Problem to solve >> Leave the pictures out. Return all other data exactly.

—————

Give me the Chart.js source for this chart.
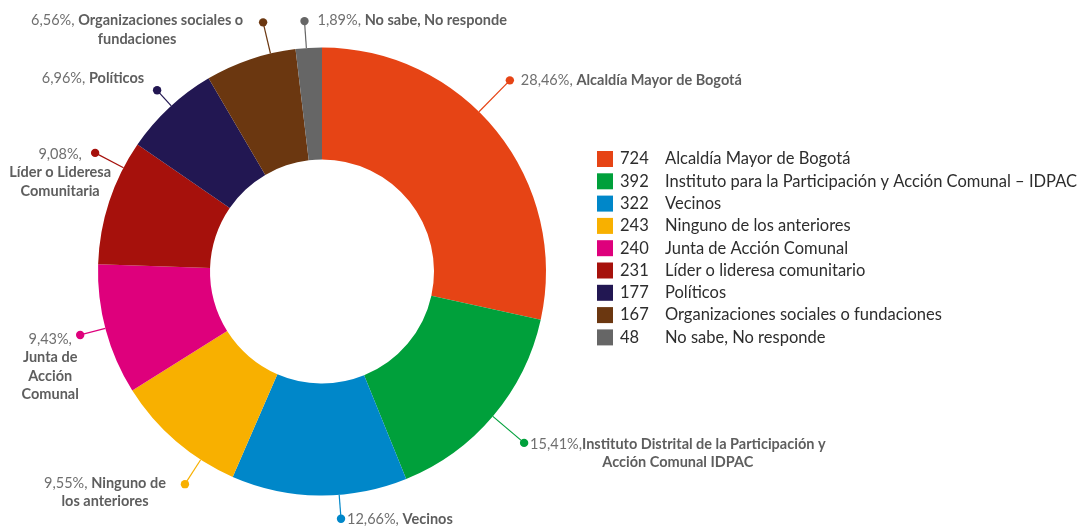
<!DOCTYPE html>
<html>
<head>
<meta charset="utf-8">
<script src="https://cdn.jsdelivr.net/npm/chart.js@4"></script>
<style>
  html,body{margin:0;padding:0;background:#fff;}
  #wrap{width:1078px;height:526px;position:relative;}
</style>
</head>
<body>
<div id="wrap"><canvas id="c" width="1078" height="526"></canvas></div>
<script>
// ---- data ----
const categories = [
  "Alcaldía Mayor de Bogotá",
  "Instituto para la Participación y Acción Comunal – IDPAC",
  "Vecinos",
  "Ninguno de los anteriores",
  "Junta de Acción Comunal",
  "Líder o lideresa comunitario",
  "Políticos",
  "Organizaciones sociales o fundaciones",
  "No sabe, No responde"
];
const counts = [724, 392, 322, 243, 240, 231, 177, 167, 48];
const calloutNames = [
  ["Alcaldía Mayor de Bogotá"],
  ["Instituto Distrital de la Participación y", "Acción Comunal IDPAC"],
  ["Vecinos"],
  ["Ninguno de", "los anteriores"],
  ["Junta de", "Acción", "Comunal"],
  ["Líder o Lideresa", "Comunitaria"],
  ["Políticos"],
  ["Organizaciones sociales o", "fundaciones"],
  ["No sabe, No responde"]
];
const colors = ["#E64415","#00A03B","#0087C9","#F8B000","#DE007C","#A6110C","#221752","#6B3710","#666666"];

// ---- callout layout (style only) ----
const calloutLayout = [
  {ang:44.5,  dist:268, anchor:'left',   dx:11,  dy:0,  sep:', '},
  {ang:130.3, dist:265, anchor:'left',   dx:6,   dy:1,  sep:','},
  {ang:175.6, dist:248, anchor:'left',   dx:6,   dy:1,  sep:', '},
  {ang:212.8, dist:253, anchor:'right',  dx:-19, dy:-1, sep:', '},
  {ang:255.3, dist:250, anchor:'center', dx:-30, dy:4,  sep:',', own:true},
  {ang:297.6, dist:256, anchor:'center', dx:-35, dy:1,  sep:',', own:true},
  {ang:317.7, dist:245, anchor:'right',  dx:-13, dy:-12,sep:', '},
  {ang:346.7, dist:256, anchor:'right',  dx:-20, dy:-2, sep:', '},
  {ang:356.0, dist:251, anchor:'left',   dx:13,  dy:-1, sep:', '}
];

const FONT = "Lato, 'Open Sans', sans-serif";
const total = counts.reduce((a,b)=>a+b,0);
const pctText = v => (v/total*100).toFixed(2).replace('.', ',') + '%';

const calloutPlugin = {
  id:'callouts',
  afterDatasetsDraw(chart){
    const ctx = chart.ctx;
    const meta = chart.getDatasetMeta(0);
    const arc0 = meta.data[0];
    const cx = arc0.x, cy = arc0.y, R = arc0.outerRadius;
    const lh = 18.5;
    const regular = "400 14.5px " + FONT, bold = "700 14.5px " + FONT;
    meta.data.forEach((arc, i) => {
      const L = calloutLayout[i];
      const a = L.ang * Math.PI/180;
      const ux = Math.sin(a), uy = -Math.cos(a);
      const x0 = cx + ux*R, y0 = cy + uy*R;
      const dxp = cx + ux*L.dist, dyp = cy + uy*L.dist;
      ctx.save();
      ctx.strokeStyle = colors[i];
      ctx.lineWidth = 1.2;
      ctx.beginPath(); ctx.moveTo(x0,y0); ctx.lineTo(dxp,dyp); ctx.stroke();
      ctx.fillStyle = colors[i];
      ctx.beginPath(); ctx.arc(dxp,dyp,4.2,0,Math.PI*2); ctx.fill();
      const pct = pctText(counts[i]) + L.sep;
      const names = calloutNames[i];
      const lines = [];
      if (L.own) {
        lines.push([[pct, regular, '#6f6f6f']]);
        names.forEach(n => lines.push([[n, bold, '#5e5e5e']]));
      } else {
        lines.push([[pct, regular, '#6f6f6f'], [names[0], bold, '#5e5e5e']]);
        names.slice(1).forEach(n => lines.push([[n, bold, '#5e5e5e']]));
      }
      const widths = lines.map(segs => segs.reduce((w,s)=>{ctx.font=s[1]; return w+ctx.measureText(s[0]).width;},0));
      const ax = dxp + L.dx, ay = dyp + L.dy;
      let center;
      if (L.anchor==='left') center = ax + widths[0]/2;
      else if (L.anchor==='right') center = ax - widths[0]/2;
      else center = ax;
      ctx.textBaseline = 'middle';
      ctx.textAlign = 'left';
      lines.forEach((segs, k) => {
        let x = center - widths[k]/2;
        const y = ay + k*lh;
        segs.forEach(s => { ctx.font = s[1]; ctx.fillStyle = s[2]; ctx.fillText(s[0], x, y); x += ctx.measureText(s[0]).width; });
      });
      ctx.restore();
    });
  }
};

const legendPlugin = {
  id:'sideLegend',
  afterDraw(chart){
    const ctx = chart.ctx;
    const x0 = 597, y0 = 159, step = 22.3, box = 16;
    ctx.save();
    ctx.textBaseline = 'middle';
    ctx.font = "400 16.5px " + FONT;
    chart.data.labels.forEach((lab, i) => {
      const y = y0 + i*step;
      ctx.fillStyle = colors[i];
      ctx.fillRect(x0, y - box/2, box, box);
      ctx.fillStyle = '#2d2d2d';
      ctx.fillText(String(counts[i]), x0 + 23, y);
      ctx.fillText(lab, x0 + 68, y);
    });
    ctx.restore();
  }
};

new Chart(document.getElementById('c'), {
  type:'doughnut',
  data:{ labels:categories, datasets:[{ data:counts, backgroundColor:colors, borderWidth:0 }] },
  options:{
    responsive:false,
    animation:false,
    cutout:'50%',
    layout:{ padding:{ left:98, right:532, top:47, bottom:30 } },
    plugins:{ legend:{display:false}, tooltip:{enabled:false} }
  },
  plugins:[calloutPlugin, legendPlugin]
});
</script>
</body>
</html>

—————

Task response >>
Give me the Chart.js source for this chart.
<!DOCTYPE html>
<html>
<head>
<meta charset="utf-8">
<script src="https://cdn.jsdelivr.net/npm/chart.js@4"></script>
<style>
  html,body{margin:0;padding:0;background:#fff;}
  #wrap{width:1078px;height:526px;position:relative;}
</style>
</head>
<body>
<div id="wrap"><canvas id="c" width="1078" height="526"></canvas></div>
<script>
// ---- data ----
const categories = [
  "Alcaldía Mayor de Bogotá",
  "Instituto para la Participación y Acción Comunal – IDPAC",
  "Vecinos",
  "Ninguno de los anteriores",
  "Junta de Acción Comunal",
  "Líder o lideresa comunitario",
  "Políticos",
  "Organizaciones sociales o fundaciones",
  "No sabe, No responde"
];
const counts = [724, 392, 322, 243, 240, 231, 177, 167, 48];
const calloutNames = [
  ["Alcaldía Mayor de Bogotá"],
  ["Instituto Distrital de la Participación y", "Acción Comunal IDPAC"],
  ["Vecinos"],
  ["Ninguno de", "los anteriores"],
  ["Junta de", "Acción", "Comunal"],
  ["Líder o Lideresa", "Comunitaria"],
  ["Políticos"],
  ["Organizaciones sociales o", "fundaciones"],
  ["No sabe, No responde"]
];
const colors = ["#E64415","#00A03B","#0087C9","#F8B000","#DE007C","#A6110C","#221752","#6B3710","#666666"];

// ---- callout layout (style only) ----
const calloutLayout = [
  {ang:44.5,  dist:268, anchor:'left',   dx:11,  dy:0,  sep:', '},
  {ang:130.3, dist:265, anchor:'left',   dx:6,   dy:1,  sep:','},
  {ang:175.6, dist:248, anchor:'left',   dx:6,   dy:1,  sep:', '},
  {ang:212.8, dist:253, anchor:'right',  dx:-19, dy:-1, sep:', '},
  {ang:255.3, dist:250, anchor:'center', dx:-30, dy:4,  sep:',', own:true},
  {ang:297.6, dist:256, anchor:'center', dx:-35, dy:1,  sep:',', own:true},
  {ang:317.7, dist:245, anchor:'right',  dx:-13, dy:-12,sep:', '},
  {ang:346.7, dist:256, anchor:'right',  dx:-20, dy:-2, sep:', '},
  {ang:356.0, dist:251, anchor:'left',   dx:13,  dy:-1, sep:', '}
];

const FONT = "Lato, 'Open Sans', sans-serif";
const total = counts.reduce((a,b)=>a+b,0);
const pctText = v => (v/total*100).toFixed(2).replace('.', ',') + '%';

const calloutPlugin = {
  id:'callouts',
  afterDatasetsDraw(chart){
    const ctx = chart.ctx;
    const meta = chart.getDatasetMeta(0);
    const arc0 = meta.data[0];
    const cx = arc0.x, cy = arc0.y, R = arc0.outerRadius;
    const lh = 18.5;
    const regular = "400 14.5px " + FONT, bold = "700 14.5px " + FONT;
    meta.data.forEach((arc, i) => {
      const L = calloutLayout[i];
      const a = L.ang * Math.PI/180;
      const ux = Math.sin(a), uy = -Math.cos(a);
      const x0 = cx + ux*R, y0 = cy + uy*R;
      const dxp = cx + ux*L.dist, dyp = cy + uy*L.dist;
      ctx.save();
      ctx.strokeStyle = colors[i];
      ctx.lineWidth = 1.2;
      ctx.beginPath(); ctx.moveTo(x0,y0); ctx.lineTo(dxp,dyp); ctx.stroke();
      ctx.fillStyle = colors[i];
      ctx.beginPath(); ctx.arc(dxp,dyp,4.2,0,Math.PI*2); ctx.fill();
      const pct = pctText(counts[i]) + L.sep;
      const names = calloutNames[i];
      const lines = [];
      if (L.own) {
        lines.push([[pct, regular, '#6f6f6f']]);
        names.forEach(n => lines.push([[n, bold, '#5e5e5e']]));
      } else {
        lines.push([[pct, regular, '#6f6f6f'], [names[0], bold, '#5e5e5e']]);
        names.slice(1).forEach(n => lines.push([[n, bold, '#5e5e5e']]));
      }
      const widths = lines.map(segs => segs.reduce((w,s)=>{ctx.font=s[1]; return w+ctx.measureText(s[0]).width;},0));
      const ax = dxp + L.dx, ay = dyp + L.dy;
      let center;
      if (L.anchor==='left') center = ax + widths[0]/2;
      else if (L.anchor==='right') center = ax - widths[0]/2;
      else center = ax;
      ctx.textBaseline = 'middle';
      ctx.textAlign = 'left';
      lines.forEach((segs, k) => {
        let x = center - widths[k]/2;
        const y = ay + k*lh;
        segs.forEach(s => { ctx.font = s[1]; ctx.fillStyle = s[2]; ctx.fillText(s[0], x, y); x += ctx.measureText(s[0]).width; });
      });
      ctx.restore();
    });
  }
};

const legendPlugin = {
  id:'sideLegend',
  afterDraw(chart){
    const ctx = chart.ctx;
    const x0 = 597, y0 = 159, step = 22.3, box = 16;
    ctx.save();
    ctx.textBaseline = 'middle';
    ctx.font = "400 16.5px " + FONT;
    chart.data.labels.forEach((lab, i) => {
      const y = y0 + i*step;
      ctx.fillStyle = colors[i];
      ctx.fillRect(x0, y - box/2, box, box);
      ctx.fillStyle = '#2d2d2d';
      ctx.fillText(String(counts[i]), x0 + 23, y);
      ctx.fillText(lab, x0 + 68, y);
    });
    ctx.restore();
  }
};

new Chart(document.getElementById('c'), {
  type:'doughnut',
  data:{ labels:categories, datasets:[{ data:counts, backgroundColor:colors, borderWidth:0 }] },
  options:{
    responsive:false,
    animation:false,
    cutout:'50%',
    layout:{ padding:{ left:98, right:532, top:47, bottom:30 } },
    plugins:{ legend:{display:false}, tooltip:{enabled:false} }
  },
  plugins:[calloutPlugin, legendPlugin]
});
</script>
</body>
</html>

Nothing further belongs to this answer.